INPUT DATA —
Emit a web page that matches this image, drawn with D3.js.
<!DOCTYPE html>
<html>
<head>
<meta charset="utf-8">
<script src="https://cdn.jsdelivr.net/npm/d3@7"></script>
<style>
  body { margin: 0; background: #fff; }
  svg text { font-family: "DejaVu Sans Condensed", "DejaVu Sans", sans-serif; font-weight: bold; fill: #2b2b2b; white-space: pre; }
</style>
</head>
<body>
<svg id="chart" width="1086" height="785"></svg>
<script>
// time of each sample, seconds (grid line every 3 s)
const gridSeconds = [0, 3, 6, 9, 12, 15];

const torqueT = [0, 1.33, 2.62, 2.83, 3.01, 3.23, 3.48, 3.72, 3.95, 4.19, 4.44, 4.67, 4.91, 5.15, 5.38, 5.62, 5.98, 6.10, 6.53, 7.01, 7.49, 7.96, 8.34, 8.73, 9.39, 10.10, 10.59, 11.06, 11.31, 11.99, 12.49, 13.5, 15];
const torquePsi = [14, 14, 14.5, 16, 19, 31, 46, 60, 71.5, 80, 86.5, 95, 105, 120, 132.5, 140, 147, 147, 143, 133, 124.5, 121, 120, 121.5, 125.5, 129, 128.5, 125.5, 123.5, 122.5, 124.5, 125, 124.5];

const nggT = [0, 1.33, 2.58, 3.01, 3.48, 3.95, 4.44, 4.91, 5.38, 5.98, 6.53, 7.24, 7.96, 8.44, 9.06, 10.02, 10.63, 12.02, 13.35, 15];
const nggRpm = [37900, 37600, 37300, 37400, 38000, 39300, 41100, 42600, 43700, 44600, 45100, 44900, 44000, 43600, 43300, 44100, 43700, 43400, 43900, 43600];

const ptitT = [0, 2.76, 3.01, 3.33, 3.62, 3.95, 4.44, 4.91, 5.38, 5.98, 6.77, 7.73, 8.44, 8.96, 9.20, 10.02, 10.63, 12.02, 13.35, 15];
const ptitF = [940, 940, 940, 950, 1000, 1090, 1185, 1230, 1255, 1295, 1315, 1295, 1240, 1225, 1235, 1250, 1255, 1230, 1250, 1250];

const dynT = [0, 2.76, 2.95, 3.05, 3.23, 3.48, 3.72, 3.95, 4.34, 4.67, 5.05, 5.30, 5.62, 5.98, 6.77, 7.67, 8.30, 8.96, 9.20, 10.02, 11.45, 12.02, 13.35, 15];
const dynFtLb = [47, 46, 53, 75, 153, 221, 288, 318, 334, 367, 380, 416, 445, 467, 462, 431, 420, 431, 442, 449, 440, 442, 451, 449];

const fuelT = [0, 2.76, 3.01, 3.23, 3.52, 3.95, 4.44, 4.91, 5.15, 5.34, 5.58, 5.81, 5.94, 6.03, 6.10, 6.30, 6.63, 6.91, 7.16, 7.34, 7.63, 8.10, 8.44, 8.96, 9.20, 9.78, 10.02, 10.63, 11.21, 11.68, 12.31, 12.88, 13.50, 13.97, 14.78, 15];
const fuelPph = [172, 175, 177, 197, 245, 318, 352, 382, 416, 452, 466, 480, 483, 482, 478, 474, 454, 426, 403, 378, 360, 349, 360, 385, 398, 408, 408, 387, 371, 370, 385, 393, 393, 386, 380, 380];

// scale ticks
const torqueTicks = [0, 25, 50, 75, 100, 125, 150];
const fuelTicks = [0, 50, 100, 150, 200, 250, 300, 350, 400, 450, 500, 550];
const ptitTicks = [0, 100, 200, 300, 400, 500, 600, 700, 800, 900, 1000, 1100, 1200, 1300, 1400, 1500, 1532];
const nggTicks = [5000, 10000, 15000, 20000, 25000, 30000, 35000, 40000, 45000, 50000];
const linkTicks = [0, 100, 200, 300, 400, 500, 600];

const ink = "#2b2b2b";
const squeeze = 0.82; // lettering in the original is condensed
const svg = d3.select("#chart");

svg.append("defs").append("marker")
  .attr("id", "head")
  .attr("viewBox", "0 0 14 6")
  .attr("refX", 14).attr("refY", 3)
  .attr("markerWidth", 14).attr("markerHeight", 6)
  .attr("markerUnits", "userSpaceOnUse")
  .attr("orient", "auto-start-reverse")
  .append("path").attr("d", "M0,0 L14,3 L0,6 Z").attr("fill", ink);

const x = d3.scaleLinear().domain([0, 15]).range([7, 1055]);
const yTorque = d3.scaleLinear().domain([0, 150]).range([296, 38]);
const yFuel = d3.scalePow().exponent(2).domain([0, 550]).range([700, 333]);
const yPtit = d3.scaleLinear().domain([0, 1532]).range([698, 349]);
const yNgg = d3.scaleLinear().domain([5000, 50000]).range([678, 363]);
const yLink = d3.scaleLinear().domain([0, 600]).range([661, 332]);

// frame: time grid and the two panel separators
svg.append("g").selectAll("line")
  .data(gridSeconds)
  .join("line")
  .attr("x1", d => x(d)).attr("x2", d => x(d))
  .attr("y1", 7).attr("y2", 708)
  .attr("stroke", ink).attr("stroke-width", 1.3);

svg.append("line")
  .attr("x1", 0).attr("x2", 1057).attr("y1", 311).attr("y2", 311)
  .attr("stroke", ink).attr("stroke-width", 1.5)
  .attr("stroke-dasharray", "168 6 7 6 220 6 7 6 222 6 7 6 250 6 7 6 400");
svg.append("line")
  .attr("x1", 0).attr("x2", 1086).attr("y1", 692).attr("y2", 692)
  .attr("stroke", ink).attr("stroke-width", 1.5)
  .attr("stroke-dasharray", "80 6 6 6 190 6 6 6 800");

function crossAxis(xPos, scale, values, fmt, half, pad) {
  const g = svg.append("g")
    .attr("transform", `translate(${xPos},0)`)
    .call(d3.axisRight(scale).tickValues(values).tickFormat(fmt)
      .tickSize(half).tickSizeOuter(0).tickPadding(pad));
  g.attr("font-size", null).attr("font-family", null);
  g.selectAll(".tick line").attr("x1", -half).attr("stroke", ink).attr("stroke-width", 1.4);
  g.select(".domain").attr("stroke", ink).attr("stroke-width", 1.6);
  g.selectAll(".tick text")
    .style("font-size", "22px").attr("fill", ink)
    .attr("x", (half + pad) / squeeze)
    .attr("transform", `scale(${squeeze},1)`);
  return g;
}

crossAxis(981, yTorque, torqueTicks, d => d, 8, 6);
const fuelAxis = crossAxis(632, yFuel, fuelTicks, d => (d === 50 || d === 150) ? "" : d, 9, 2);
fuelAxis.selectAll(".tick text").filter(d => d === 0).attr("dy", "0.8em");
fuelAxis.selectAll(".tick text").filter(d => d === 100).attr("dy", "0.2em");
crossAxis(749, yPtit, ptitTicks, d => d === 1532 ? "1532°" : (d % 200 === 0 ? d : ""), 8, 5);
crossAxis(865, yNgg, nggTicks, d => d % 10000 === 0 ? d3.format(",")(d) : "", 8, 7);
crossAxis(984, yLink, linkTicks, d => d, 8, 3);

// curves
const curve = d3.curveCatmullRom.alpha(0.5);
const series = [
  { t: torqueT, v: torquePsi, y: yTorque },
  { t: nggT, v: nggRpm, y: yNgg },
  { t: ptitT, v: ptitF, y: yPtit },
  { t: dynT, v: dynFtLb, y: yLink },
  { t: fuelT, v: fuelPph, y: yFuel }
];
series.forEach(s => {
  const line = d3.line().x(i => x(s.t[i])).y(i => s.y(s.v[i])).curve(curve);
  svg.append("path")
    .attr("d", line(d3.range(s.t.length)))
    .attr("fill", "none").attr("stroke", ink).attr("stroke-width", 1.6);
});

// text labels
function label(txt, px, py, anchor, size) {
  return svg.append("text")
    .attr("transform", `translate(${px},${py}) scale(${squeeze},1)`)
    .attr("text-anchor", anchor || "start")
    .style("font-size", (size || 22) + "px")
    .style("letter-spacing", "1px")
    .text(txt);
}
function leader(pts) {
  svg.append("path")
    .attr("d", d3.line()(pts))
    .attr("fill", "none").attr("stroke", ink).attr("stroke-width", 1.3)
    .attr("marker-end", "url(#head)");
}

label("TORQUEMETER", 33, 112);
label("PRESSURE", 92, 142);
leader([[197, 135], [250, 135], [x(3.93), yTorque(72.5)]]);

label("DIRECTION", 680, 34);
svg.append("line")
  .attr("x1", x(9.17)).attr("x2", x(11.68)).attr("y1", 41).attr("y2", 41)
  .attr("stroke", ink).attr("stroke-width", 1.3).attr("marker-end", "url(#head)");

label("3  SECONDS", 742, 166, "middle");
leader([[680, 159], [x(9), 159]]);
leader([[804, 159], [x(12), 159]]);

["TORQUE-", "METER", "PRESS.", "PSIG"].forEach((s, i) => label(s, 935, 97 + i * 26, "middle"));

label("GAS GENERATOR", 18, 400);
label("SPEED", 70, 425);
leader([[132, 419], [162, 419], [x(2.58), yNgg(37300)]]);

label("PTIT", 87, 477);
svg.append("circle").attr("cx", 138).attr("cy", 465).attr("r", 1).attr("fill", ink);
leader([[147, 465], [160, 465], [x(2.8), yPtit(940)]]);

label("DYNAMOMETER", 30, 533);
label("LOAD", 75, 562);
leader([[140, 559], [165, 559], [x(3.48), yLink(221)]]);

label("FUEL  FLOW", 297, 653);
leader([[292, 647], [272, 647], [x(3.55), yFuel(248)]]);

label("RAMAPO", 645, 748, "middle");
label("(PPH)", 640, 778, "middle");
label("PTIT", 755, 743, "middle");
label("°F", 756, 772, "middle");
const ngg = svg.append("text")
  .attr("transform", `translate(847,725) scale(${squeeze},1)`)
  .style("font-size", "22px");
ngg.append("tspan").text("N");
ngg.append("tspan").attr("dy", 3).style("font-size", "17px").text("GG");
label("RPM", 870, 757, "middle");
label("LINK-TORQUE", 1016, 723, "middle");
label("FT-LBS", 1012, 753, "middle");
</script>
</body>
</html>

==

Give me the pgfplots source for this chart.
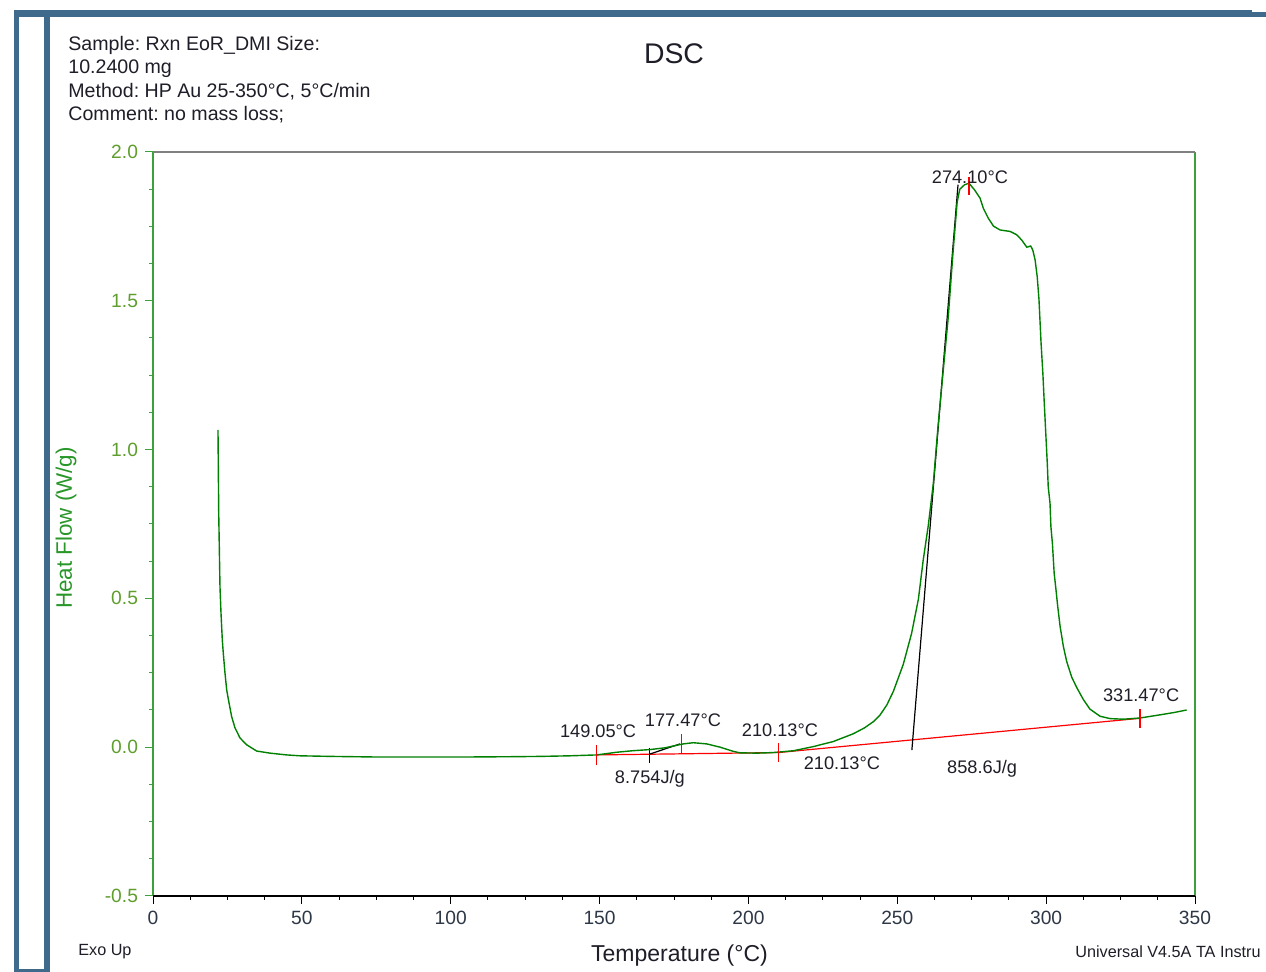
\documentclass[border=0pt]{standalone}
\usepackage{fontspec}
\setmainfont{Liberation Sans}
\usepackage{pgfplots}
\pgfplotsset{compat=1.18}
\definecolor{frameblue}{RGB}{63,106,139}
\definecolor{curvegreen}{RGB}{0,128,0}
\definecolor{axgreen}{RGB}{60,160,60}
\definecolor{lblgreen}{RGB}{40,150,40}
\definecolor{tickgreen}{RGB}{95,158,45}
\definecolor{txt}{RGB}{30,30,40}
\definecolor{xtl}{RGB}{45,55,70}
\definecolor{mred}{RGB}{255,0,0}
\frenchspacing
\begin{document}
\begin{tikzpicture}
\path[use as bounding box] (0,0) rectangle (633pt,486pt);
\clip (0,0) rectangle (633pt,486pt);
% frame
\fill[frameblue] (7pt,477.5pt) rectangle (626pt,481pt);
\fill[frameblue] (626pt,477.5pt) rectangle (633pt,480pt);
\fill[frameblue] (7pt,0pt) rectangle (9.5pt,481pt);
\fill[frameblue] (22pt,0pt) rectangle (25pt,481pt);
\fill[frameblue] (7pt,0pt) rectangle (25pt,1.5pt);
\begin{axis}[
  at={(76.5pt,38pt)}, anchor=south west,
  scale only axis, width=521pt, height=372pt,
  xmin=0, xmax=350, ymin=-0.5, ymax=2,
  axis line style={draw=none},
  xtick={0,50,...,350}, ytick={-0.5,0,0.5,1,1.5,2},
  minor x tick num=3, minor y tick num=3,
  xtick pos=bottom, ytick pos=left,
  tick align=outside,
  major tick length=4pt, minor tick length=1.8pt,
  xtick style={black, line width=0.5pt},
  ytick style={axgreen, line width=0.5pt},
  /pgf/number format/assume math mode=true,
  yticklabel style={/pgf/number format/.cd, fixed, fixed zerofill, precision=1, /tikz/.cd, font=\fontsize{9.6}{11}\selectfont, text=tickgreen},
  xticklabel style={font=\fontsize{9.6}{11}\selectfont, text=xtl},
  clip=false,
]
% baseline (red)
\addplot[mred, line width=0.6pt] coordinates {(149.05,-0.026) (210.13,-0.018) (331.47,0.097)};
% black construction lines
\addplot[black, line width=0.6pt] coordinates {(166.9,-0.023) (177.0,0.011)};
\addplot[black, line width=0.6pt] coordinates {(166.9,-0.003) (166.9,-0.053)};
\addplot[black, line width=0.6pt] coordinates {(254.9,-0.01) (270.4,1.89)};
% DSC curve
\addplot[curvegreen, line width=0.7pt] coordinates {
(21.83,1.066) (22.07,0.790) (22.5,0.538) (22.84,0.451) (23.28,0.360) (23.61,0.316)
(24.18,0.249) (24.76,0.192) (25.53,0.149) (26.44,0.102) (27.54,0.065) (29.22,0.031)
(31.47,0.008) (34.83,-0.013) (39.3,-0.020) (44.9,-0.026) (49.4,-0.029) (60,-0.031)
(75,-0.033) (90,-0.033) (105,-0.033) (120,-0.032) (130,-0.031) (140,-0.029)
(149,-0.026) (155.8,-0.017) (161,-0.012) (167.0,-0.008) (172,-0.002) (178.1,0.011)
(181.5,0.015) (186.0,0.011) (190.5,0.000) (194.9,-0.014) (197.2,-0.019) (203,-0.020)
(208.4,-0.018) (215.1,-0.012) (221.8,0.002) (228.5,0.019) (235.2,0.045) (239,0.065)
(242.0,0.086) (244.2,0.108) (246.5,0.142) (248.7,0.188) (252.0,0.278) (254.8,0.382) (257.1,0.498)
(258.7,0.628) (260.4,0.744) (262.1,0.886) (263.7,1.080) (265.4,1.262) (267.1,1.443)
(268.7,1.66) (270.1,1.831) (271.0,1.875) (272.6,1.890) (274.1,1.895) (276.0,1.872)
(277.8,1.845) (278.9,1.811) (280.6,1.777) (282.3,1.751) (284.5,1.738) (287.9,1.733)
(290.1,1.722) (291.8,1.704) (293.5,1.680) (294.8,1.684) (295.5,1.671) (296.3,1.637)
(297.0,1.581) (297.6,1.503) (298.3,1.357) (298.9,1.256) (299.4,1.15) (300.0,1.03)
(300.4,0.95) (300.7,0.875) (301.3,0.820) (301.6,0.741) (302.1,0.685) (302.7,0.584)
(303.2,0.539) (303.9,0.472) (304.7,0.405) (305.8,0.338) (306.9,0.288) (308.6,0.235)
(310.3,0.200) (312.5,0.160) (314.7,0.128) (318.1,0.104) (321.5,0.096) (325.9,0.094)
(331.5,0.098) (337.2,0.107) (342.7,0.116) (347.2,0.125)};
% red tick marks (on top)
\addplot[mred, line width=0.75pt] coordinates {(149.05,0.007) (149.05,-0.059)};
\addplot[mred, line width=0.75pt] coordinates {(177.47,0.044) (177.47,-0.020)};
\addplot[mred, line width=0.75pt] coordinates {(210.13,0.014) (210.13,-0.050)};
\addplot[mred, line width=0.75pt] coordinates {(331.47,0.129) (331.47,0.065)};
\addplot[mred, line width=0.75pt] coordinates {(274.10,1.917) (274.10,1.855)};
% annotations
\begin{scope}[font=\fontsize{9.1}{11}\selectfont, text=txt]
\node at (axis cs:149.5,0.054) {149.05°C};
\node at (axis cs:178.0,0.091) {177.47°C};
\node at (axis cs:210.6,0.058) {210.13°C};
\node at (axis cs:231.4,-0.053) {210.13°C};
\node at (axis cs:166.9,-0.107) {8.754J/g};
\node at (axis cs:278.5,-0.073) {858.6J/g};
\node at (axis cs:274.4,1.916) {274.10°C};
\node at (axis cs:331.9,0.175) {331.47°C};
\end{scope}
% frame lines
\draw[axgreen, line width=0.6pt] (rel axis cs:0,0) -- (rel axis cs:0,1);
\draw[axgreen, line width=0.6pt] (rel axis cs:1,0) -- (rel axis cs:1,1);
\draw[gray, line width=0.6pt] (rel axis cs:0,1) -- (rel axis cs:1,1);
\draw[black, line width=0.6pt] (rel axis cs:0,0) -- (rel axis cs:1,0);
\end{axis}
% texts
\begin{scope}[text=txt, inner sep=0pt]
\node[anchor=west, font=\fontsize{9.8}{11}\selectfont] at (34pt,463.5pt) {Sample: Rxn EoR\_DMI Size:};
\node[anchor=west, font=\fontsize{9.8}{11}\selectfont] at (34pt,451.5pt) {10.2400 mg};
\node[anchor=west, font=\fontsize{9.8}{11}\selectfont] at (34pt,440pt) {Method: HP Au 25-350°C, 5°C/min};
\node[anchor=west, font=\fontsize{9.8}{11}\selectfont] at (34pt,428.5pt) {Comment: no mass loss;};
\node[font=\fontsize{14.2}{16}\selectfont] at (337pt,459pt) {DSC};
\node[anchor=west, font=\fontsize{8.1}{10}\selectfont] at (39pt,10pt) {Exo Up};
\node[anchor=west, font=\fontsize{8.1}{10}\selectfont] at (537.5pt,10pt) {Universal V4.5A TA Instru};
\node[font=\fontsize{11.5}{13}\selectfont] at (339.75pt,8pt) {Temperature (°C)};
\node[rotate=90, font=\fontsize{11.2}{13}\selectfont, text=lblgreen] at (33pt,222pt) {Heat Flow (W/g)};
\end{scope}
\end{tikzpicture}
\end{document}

TO BE DONE —
Give back, word for word, each line from the one containing "Emit a web page" down to the one containing "const gridSeconds = [0, 3, 6, 9, 12, 15];", including those two lines.

SOLUTION TO THIS TASK —
Emit a web page that matches this image, drawn with D3.js.
<!DOCTYPE html>
<html>
<head>
<meta charset="utf-8">
<script src="https://cdn.jsdelivr.net/npm/d3@7"></script>
<style>
  body { margin: 0; background: #fff; }
  svg text { font-family: "DejaVu Sans Condensed", "DejaVu Sans", sans-serif; font-weight: bold; fill: #2b2b2b; white-space: pre; }
</style>
</head>
<body>
<svg id="chart" width="1086" height="785"></svg>
<script>
// time of each sample, seconds (grid line every 3 s)
const gridSeconds = [0, 3, 6, 9, 12, 15];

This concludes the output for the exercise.